O que diria Gusdorf dos dias de hoje? Dias em que, apesar do seu maior argumento – o homem essencialmente inacabado e, portanto, a necessitar de um outro, o mestre, para seguir suas ideias e ser “mais” -, o progresso tecnológico está substituindo profissões e reduzindo a demanda por trabalhadores com alto nível educacional.

 Segundo o economista Paul Krugman, a ideia de que a tecnologia moderna elimina apenas os empregos para trabalhadores não qualificados, e de que os profissionais de alta qualificação são os vencedores, pode prevalecer nas discussões populares, mas está superada há décadas. Computadores são excelentes para tarefas manuais e cognitivas que envolvem rotina, categoria que inclui empregos qualificados – analisam rapidamente inúmeros documentos, por exemplo, realizando de maneira barata tarefas que antigamente exigiam numerosos advogados. Ter um diploma superior, portanto, não é mais garantia de um bom emprego pois pode representar o ingresso em atividades que não mais existem ou que não pagam salários condizentes com o status de classe média.

Remetendo a Gusdorf, falecido há 16 anos, ainda resta espaço para o mestre que, a partir de sua própria situação face à verdade, procura despertar os seus discípulos para a consciência de sua verdade singular? Um mestre que seja um eficiente facilitador de saberes de modo a propiciar a assimilação pelos seus alunos? Que não seja “repetidor de uma verdade pronta”, que abra uma perspectiva sobre o caminho rumo ao verdadeiro que ele designa?
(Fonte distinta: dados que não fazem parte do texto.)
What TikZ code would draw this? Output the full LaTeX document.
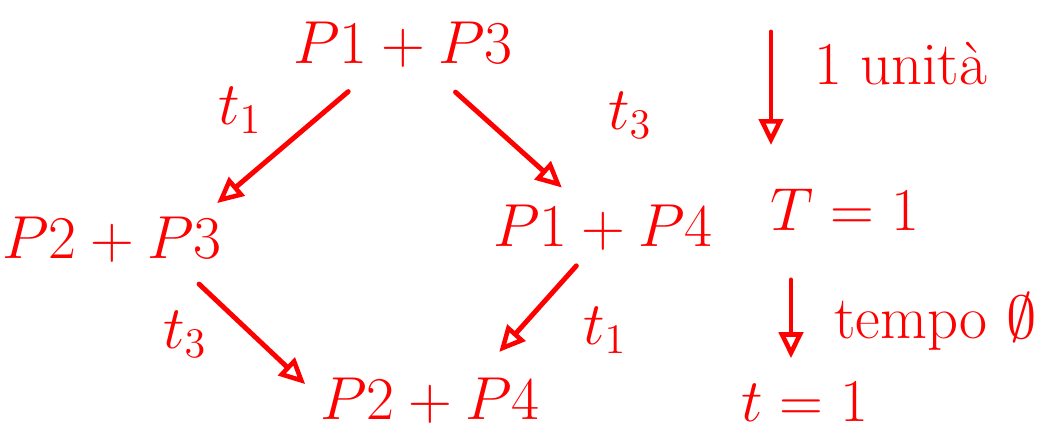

A se afirmar positivamente tais questões, em plena era de (má) educação em massa, pomos fé em relações humanas dialógicas, igualitárias, respeitosas e pautadas por confiança, particularmente, a relação de pessoa a pessoa profe ssor e aluno.

Num mundo pouco fragmentado em que o progresso tecnológico também devora profissões qualificadas, o professor ainda é essencial a qualquer projeto que pretenda resgatar uma população de jovens que desistem da escola, expondo-os à igualdade de oportunidades conforme suas capacidades e anseios.